Since the discovery of this opportunity to divert good food to those hungry in our community, Rob Mahy, members of the Meaford Community Gardens group, many of the members of the Knights of Meaford hockey team, including the coach of the team Brian Fish and other members of our community have been harvesting the apples. In addition to the apples being offered through the Meaford Community School student nutrition program, the apples have been offered through the student nutrition programs at St. Vincent Euphrasia School and Georgian Bay Secondary School as well as through the Golden Town Outreach food bank.

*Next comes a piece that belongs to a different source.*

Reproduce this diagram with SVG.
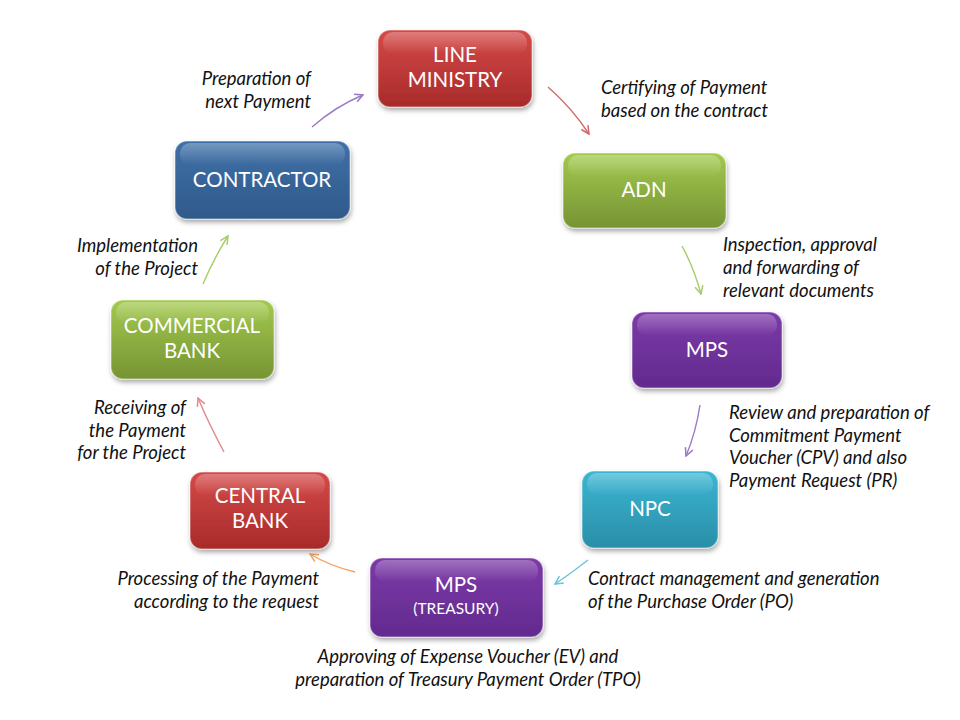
<svg xmlns="http://www.w3.org/2000/svg" width="960" height="720" viewBox="0 0 960 720">
<defs>
  <linearGradient id="gRed" x1="0" y1="0" x2="0" y2="1"><stop offset="0" stop-color="#d44a48"/><stop offset="1" stop-color="#a82a2a"/></linearGradient>
  <linearGradient id="gGreen" x1="0" y1="0" x2="0" y2="1"><stop offset="0" stop-color="#a3c94e"/><stop offset="1" stop-color="#769434"/></linearGradient>
  <linearGradient id="gPurple" x1="0" y1="0" x2="0" y2="1"><stop offset="0" stop-color="#7c3aa8"/><stop offset="1" stop-color="#622a8e"/></linearGradient>
  <linearGradient id="gBlue" x1="0" y1="0" x2="0" y2="1"><stop offset="0" stop-color="#3f70a8"/><stop offset="1" stop-color="#2f5a8a"/></linearGradient>
  <linearGradient id="gCyan" x1="0" y1="0" x2="0" y2="1"><stop offset="0" stop-color="#3bb6d2"/><stop offset="1" stop-color="#2a8ea8"/></linearGradient>
  <linearGradient id="gloss" x1="0" y1="0" x2="0" y2="1"><stop offset="0" stop-color="#ffffff" stop-opacity="0.28"/><stop offset="1" stop-color="#ffffff" stop-opacity="0"/></linearGradient>
  <filter id="sh" x="-10%" y="-10%" width="125%" height="135%"><feDropShadow dx="1" dy="3" stdDeviation="2.5" flood-color="#000" flood-opacity="0.35"/></filter>
  <marker id="mRed" viewBox="0 0 10 10" refX="9" refY="5" markerWidth="10" markerHeight="10" markerUnits="userSpaceOnUse" orient="auto"><path d="M1,1 L9,5 L1,9" fill="none" stroke="#d46a6a" stroke-width="1.5"/></marker>
  <marker id="mGreen" viewBox="0 0 10 10" refX="9" refY="5" markerWidth="10" markerHeight="10" markerUnits="userSpaceOnUse" orient="auto"><path d="M1,1 L9,5 L1,9" fill="none" stroke="#a9cc6a" stroke-width="1.5"/></marker>
  <marker id="mPurple" viewBox="0 0 10 10" refX="9" refY="5" markerWidth="10" markerHeight="10" markerUnits="userSpaceOnUse" orient="auto"><path d="M1,1 L9,5 L1,9" fill="none" stroke="#9a78c4" stroke-width="1.5"/></marker>
  <marker id="mCyan" viewBox="0 0 10 10" refX="9" refY="5" markerWidth="10" markerHeight="10" markerUnits="userSpaceOnUse" orient="auto"><path d="M1,1 L9,5 L1,9" fill="none" stroke="#6cc4dc" stroke-width="1.5"/></marker>
  <marker id="mOrange" viewBox="0 0 10 10" refX="9" refY="5" markerWidth="10" markerHeight="10" markerUnits="userSpaceOnUse" orient="auto"><path d="M1,1 L9,5 L1,9" fill="none" stroke="#f4a060" stroke-width="1.5"/></marker>
  <marker id="mPink" viewBox="0 0 10 10" refX="9" refY="5" markerWidth="10" markerHeight="10" markerUnits="userSpaceOnUse" orient="auto"><path d="M1,1 L9,5 L1,9" fill="none" stroke="#e08a8a" stroke-width="1.5"/></marker>
</defs>
<style>
  .box { filter: url(#sh); stroke: #ffffff; stroke-opacity: 0.35; stroke-width: 1.5; }
  .gl { fill: url(#gloss); }
  .nt { font-family: Lato, "Open Sans", sans-serif; font-size: 20.5px; fill: #ffffff; text-anchor: middle; }
  .ns { font-family: Lato, "Open Sans", sans-serif; font-size: 15.5px; fill: #ffffff; text-anchor: middle; }
  .lb { font-family: Lato, "Open Sans", sans-serif; font-size: 18.5px; font-style: italic; fill: #111111; }
  .r { text-anchor: end; }
  .m { text-anchor: middle; }
  .c { fill: none; stroke-width: 1.4; }
</style>
<rect width="960" height="720" fill="#ffffff"/>

<g id="connectors">
  <path class="c" d="M548,87 Q572,108 589,134" stroke="#d46a6a" marker-end="url(#mRed)"/>
  <path class="c" d="M682,246 Q694,268 701,294" stroke="#a9cc6a" marker-end="url(#mGreen)"/>
  <path class="c" d="M700,405 Q696,432 686,456" stroke="#9a78c4" marker-end="url(#mPurple)"/>
  <path class="c" d="M588,560 Q570,574 555,584" stroke="#6cc4dc" marker-end="url(#mCyan)"/>
  <path class="c" d="M355,572 Q330,566 310,554" stroke="#f4a060" marker-end="url(#mOrange)"/>
  <path class="c" d="M224,452 Q208,422 198,398" stroke="#e08a8a" marker-end="url(#mPink)"/>
  <path class="c" d="M203,284 Q214,258 228,236" stroke="#a9cc6a" marker-end="url(#mGreen)"/>
  <path class="c" d="M312,127 Q336,106 363,95" stroke="#9a78c4" marker-end="url(#mPurple)"/>
</g>

<g id="line-ministry">
  <rect class="box" x="378" y="30" width="154" height="77" rx="12" fill="url(#gRed)"/>
  <rect class="gl" x="383" y="32" width="144" height="22" rx="10"/>
  <text class="nt" x="455" y="62">LINE</text>
  <text class="nt" x="455" y="87">MINISTRY</text>
</g>
<g id="adn">
  <rect class="box" x="563" y="153" width="163" height="75" rx="12" fill="url(#gGreen)"/>
  <rect class="gl" x="568" y="155" width="153" height="22" rx="10"/>
  <text class="nt" x="644" y="197">ADN</text>
</g>
<g id="mps">
  <rect class="box" x="632" y="312" width="150" height="76" rx="12" fill="url(#gPurple)"/>
  <rect class="gl" x="637" y="314" width="140" height="22" rx="10"/>
  <text class="nt" x="707" y="357">MPS</text>
</g>
<g id="npc">
  <rect class="box" x="582" y="471" width="136" height="77" rx="12" fill="url(#gCyan)"/>
  <rect class="gl" x="587" y="473" width="126" height="22" rx="10"/>
  <text class="nt" x="650" y="516">NPC</text>
</g>
<g id="mps-treasury">
  <rect class="box" x="370" y="558" width="173" height="79" rx="12" fill="url(#gPurple)"/>
  <rect class="gl" x="375" y="560" width="163" height="22" rx="10"/>
  <text class="nt" x="456" y="592">MPS</text>
  <text class="ns" x="456" y="614">(TREASURY)</text>
</g>
<g id="central-bank">
  <rect class="box" x="190" y="472" width="140" height="77" rx="12" fill="url(#gRed)"/>
  <rect class="gl" x="195" y="474" width="130" height="22" rx="10"/>
  <text class="nt" x="260" y="503">CENTRAL</text>
  <text class="nt" x="260" y="528">BANK</text>
</g>
<g id="commercial-bank">
  <rect class="box" x="111" y="300" width="163" height="79" rx="12" fill="url(#gGreen)"/>
  <rect class="gl" x="116" y="302" width="153" height="22" rx="10"/>
  <text class="nt" x="192" y="333">COMMERCIAL</text>
  <text class="nt" x="192" y="358">BANK</text>
</g>
<g id="contractor">
  <rect class="box" x="175" y="141" width="175" height="78" rx="12" fill="url(#gBlue)"/>
  <rect class="gl" x="180" y="143" width="165" height="22" rx="10"/>
  <text class="nt" x="262" y="187">CONTRACTOR</text>
</g>

<g id="labels">
  <text class="lb r" x="311" y="85">Preparation of</text>
  <text class="lb r" x="311" y="108">next Payment</text>
  <text class="lb" x="601" y="94">Certifying of Payment</text>
  <text class="lb" x="601" y="117">based on the contract</text>
  <text class="lb" x="723" y="251">Inspection, approval</text>
  <text class="lb" x="723" y="274">and forwarding of</text>
  <text class="lb" x="723" y="297">relevant documents</text>
  <text class="lb" x="729" y="419">Review and preparation of</text>
  <text class="lb" x="729" y="442">Commitment Payment</text>
  <text class="lb" x="729" y="464">Voucher (CPV) and also</text>
  <text class="lb" x="729" y="487">Payment Request (PR)</text>
  <text class="lb" x="588" y="585">Contract management and generation</text>
  <text class="lb" x="588" y="608">of the Purchase Order (PO)</text>
  <text class="lb m" x="468" y="663">Approving of Expense Voucher (EV) and</text>
  <text class="lb m" x="468" y="686">preparation of Treasury Payment Order (TPO)</text>
  <text class="lb r" x="319" y="585">Processing of the Payment</text>
  <text class="lb r" x="319" y="608">according to the request</text>
  <text class="lb r" x="186" y="414">Receiving of</text>
  <text class="lb r" x="186" y="437">the Payment</text>
  <text class="lb r" x="186" y="459">for the Project</text>
  <text class="lb r" x="198" y="252">Implementation</text>
  <text class="lb r" x="198" y="275">of the Project</text>
</g>
</svg>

Jaden Calvert and Ivan Chanare two inspired local food advocates keen on launching the Municipality of Meaford’s very own Second Harvests program. To help with apple and other food harvesting and processing, or to learn more about how to get involved in the Second Harvests program and/or if you know where there is surplus food that can be harvested, contact Jaden Calvert at jaden.calvert@gmail.com and/or 519-538-0628.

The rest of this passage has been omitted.